I’m not sure who’s in charge of cranking the Trek hype machine, but they’ve been slacking off. The 140mm wagon wheeler was introduced a couple months ago and, more recently, 650B models to fill out the lineup – but this one largely flew beneath my radar. Considering I hadn’t read much about the Remedy 9 29, I didn’t know what to expect. The only thing I could do was ride it and see for myself what type of bike it was. First thing I did was crank it up some tight single track and revealed it is certainly a force to be reckoned with on the ascents, earning my fastest time by 30 seconds on its first climb.
There were already a few hints it would climb well out of the box: a granny ring, dropper post, and 30.1 pound weight without pedals. What I really wanted to know was if it could descend. With a few rides under my belt the short answer is yes. I’ve been impressed for the most part and will be leaving the bike almost the way it came out of the box. The only change I’ve felt the need to make has been a shorter and wider cockpit. For a more detailed look at the big wheeled Remedy 9 and what features made good first impressions, click through the photos and captions below.

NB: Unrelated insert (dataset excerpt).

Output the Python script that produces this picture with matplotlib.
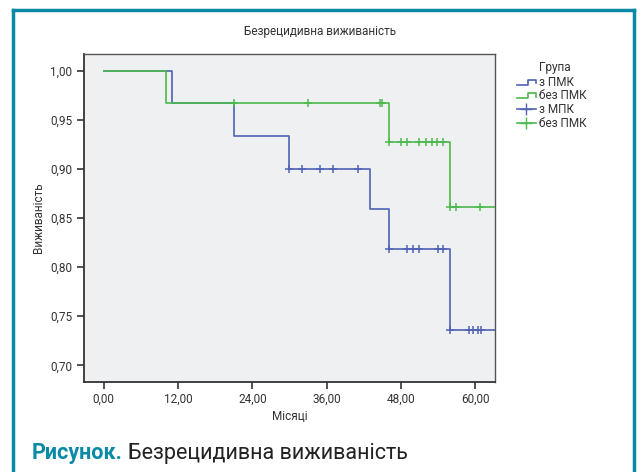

The Remedy series has three 140mm travel 29er options accompanying five 150mm travel 26” wheeled models available now, with the six 650B bikes coming in soon – that’s a lot of bikes. The Remedy 9 29 on test is the top of the big wheel crop, but might still cost less than your car thanks to an aluminum frame and a few value conscious bits. MSRP is set at $4,999 CAD.
House brand Bontrager components are one way to avoid inflating the cost while still speccing quality parts. The Bontrager wheels on the Remedy 9 29 even come tubeless ready. The 28mm wide Rhythm Elite rims don’t appear dainty, but the large diameter paired with a 28 spoke count does have me a little nervous. That doesn’t mean I’m going to hold back on the trails at all though, especially since the 2.3 XR3 Team Issue tires have already proved grippier than I originally anticipated.
I was happy with the 720mm bar and 80mm on the flatter trails, but as soon as got to the steeps I wanted to be a little further back. When it comes down to it, this is really just personal preference.
Trek leaves the dropper post to RockShox, which is nice to see. The 125mm Stealth Reverb is all I need, and the internal routing is the icing on the cake. Both derailleur cables run through the frame as well to create a rather clean end result.
Shimano takes on slowing the Remedy 9 29 down, and the XTs have made a great first impression. They were really easy to set up exactly the way I wanted with a free stroke screw and tool free reach adjust. I’ve yet to re-adjust or overwhelm the brake so colour me impressed.
XT is also all over the drivetrain. I questioned the bigger 38/24 front chainrings, but I have used all the gears so I can’t critique too much yet. The Fox Float with CTD damper is able to make the rear end pretty much rigid, so I shouldn’t encounter problems even if I’m always climbing in the granny ring. More pedaling will be done and I aim to find something to complain about. There hasn’t even been excessive noise or any chain drop to report yet, possibly thanks to the Shadow Plus technology on the rear derailleur.
There’s also a CTD damper on the 140mm Kashima coated Fox 34 Float up front. The front damper has behaved exactly the same as the rear thus far with noticeable differences between the climb, trail and descend settings.
The frame itself has some noteworthy details beyond the cable routing and chrome finish. The square Mino Link connecting the rocker to the seatstays is able to be flipped in order to change the head angle between 67 and 67.5 degrees and alter the bottom bracket height up to 10mm. The rear shock features Dual Rate Control Valve (DRCV) technology which means it has two chambers to pedal efficiently while still taking big hits. Each bolt has a torque value on it too. It’s evident some thought went into this one.
Andrew Shandro was out smashing top spot at the well-contested NSMBA Toonie Enduros on his Remedy 29 this year. Are big 29ers still all the rage or do you think the 650B option eat into sales?